• _Given instruction_:
Set all the material down again unchanged, without the pictures.

• _Stored data_:
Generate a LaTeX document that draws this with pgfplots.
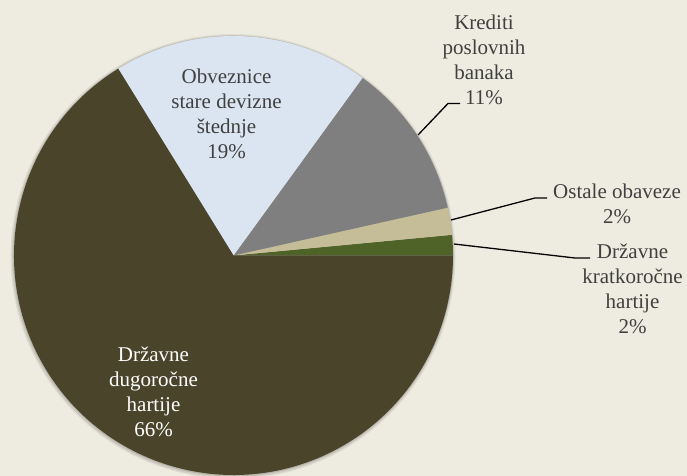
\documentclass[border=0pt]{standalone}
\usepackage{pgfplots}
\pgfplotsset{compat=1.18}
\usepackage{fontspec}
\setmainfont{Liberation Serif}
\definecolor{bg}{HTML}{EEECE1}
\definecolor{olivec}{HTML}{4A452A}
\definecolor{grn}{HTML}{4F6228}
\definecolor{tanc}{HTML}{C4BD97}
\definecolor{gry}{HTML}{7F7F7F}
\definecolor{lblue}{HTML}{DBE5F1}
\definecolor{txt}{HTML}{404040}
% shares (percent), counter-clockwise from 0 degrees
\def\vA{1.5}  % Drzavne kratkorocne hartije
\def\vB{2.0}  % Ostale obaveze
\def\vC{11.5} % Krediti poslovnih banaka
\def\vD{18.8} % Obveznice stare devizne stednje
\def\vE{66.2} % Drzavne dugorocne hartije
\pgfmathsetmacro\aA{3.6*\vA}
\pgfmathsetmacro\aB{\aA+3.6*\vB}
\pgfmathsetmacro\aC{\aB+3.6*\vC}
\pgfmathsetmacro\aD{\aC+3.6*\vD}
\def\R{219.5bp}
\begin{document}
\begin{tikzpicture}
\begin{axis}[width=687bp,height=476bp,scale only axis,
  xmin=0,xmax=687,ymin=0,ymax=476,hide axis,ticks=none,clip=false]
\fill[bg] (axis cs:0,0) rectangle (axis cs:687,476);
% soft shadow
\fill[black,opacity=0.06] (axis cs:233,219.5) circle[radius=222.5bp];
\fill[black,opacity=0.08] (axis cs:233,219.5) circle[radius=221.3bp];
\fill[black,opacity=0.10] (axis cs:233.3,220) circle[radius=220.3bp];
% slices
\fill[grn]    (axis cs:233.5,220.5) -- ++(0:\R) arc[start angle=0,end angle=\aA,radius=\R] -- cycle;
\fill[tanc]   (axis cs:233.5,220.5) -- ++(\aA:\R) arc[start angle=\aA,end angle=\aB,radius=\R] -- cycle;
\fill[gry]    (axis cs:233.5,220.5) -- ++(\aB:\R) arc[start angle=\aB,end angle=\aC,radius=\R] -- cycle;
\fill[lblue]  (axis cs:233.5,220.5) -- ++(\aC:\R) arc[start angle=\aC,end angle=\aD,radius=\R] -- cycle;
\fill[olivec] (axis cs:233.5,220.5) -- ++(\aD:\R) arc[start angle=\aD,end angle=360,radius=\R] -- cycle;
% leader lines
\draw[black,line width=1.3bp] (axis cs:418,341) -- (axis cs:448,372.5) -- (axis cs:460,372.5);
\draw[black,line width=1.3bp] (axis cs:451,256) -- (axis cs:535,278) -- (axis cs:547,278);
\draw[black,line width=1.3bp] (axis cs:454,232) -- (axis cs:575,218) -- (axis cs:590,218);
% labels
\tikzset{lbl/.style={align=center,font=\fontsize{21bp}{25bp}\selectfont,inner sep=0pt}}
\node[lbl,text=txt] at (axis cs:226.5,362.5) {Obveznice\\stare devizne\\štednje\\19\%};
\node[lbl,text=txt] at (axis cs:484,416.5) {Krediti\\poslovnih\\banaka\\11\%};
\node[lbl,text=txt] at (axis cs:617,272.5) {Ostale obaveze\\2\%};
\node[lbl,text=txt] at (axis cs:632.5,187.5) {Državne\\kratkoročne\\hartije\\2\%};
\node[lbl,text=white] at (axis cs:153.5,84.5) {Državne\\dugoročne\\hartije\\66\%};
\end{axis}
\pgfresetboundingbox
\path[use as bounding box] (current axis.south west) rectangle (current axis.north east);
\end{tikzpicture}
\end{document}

• _Exercise solution_:
Generate a LaTeX document that draws this with pgfplots.
\documentclass[border=0pt]{standalone}
\usepackage{pgfplots}
\pgfplotsset{compat=1.18}
\usepackage{fontspec}
\setmainfont{Liberation Serif}
\definecolor{bg}{HTML}{EEECE1}
\definecolor{olivec}{HTML}{4A452A}
\definecolor{grn}{HTML}{4F6228}
\definecolor{tanc}{HTML}{C4BD97}
\definecolor{gry}{HTML}{7F7F7F}
\definecolor{lblue}{HTML}{DBE5F1}
\definecolor{txt}{HTML}{404040}
% shares (percent), counter-clockwise from 0 degrees
\def\vA{1.5}  % Drzavne kratkorocne hartije
\def\vB{2.0}  % Ostale obaveze
\def\vC{11.5} % Krediti poslovnih banaka
\def\vD{18.8} % Obveznice stare devizne stednje
\def\vE{66.2} % Drzavne dugorocne hartije
\pgfmathsetmacro\aA{3.6*\vA}
\pgfmathsetmacro\aB{\aA+3.6*\vB}
\pgfmathsetmacro\aC{\aB+3.6*\vC}
\pgfmathsetmacro\aD{\aC+3.6*\vD}
\def\R{219.5bp}
\begin{document}
\begin{tikzpicture}
\begin{axis}[width=687bp,height=476bp,scale only axis,
  xmin=0,xmax=687,ymin=0,ymax=476,hide axis,ticks=none,clip=false]
\fill[bg] (axis cs:0,0) rectangle (axis cs:687,476);
% soft shadow
\fill[black,opacity=0.06] (axis cs:233,219.5) circle[radius=222.5bp];
\fill[black,opacity=0.08] (axis cs:233,219.5) circle[radius=221.3bp];
\fill[black,opacity=0.10] (axis cs:233.3,220) circle[radius=220.3bp];
% slices
\fill[grn]    (axis cs:233.5,220.5) -- ++(0:\R) arc[start angle=0,end angle=\aA,radius=\R] -- cycle;
\fill[tanc]   (axis cs:233.5,220.5) -- ++(\aA:\R) arc[start angle=\aA,end angle=\aB,radius=\R] -- cycle;
\fill[gry]    (axis cs:233.5,220.5) -- ++(\aB:\R) arc[start angle=\aB,end angle=\aC,radius=\R] -- cycle;
\fill[lblue]  (axis cs:233.5,220.5) -- ++(\aC:\R) arc[start angle=\aC,end angle=\aD,radius=\R] -- cycle;
\fill[olivec] (axis cs:233.5,220.5) -- ++(\aD:\R) arc[start angle=\aD,end angle=360,radius=\R] -- cycle;
% leader lines
\draw[black,line width=1.3bp] (axis cs:418,341) -- (axis cs:448,372.5) -- (axis cs:460,372.5);
\draw[black,line width=1.3bp] (axis cs:451,256) -- (axis cs:535,278) -- (axis cs:547,278);
\draw[black,line width=1.3bp] (axis cs:454,232) -- (axis cs:575,218) -- (axis cs:590,218);
% labels
\tikzset{lbl/.style={align=center,font=\fontsize{21bp}{25bp}\selectfont,inner sep=0pt}}
\node[lbl,text=txt] at (axis cs:226.5,362.5) {Obveznice\\stare devizne\\štednje\\19\%};
\node[lbl,text=txt] at (axis cs:484,416.5) {Krediti\\poslovnih\\banaka\\11\%};
\node[lbl,text=txt] at (axis cs:617,272.5) {Ostale obaveze\\2\%};
\node[lbl,text=txt] at (axis cs:632.5,187.5) {Državne\\kratkoročne\\hartije\\2\%};
\node[lbl,text=white] at (axis cs:153.5,84.5) {Državne\\dugoročne\\hartije\\66\%};
\end{axis}
\pgfresetboundingbox
\path[use as bounding box] (current axis.south west) rectangle (current axis.north east);
\end{tikzpicture}
\end{document}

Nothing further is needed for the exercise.